Relationships between yields and soluble P were described by an asymptotic regression equation. This model represented the measured yields well for all crops except barley, in one 4-year-period, when there were insufficient data at low soil P values and a linear regression model was fitted. The asymptotic model was used to estimate plateau yields each year and soluble P values at which yields were less than plateau values by one standard error. Average plateau yields, and associated soluble P values were: potatoes, 43 t/ha and 25 mg P/kg; sugar (from sugar beet) 6·8 t/ha and 20 mg P/kg; spring barley, given 63 kg N/ha, 4·7 t/ha and 25 mg P/kg; barley given 94 kg N/ha, 5·3 t/ha and 33 mg P/kg; winter wheat, 6·5 t/ha and 20 mg P/kg.
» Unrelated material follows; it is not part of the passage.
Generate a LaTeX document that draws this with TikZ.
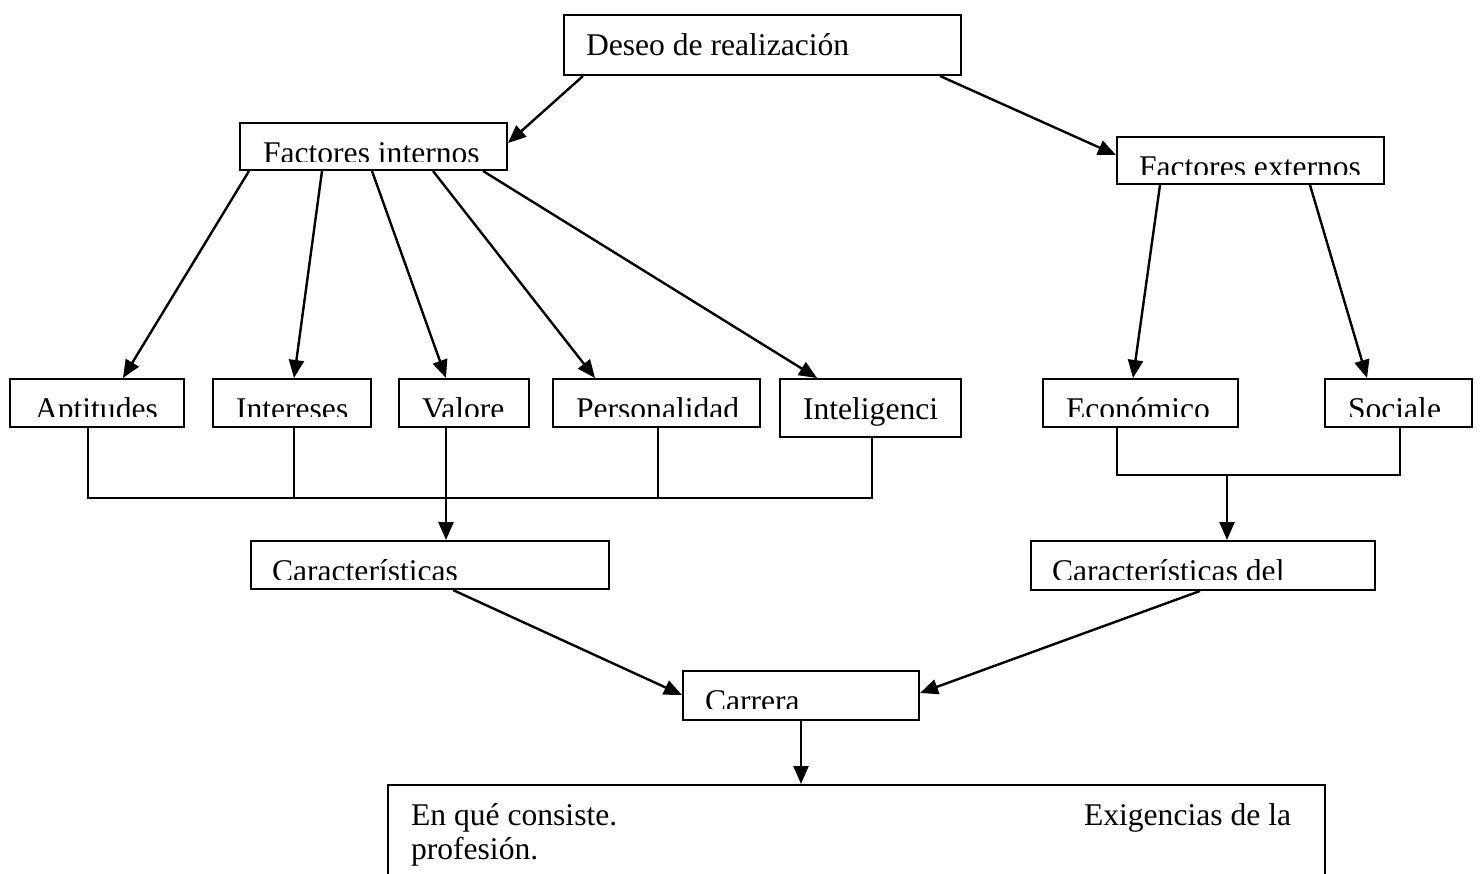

The model was further used to estimate responses to dressings of superphosphate at three levels of soluble P (9, 15 and 25 mg/kg) in the soils. Yield responses to 55 kg P/ha were 3·9, 2·1 and 1·8 t tubers/ha and 1·1, 0·3 and 0·0 t sugar/ha, for potatoes and sugar beet respectively, at the three levels of soluble P.
On impoverished soils (soluble P < 10 mg/kg) even the largest fresh applications of broadcast superphosphate did not raise yields to those achieved on enriched soils (soluble P > 25 mg P/kg) in the absence of fresh phosphate.
Soluble P in the soils accounted for much of the within-year variation of yields and estimated reliably and quantitatively the value of phosphate residues derived from both superphosphate and farmyard manure which had been applied in varying amounts and at different times between 1899 and 1976.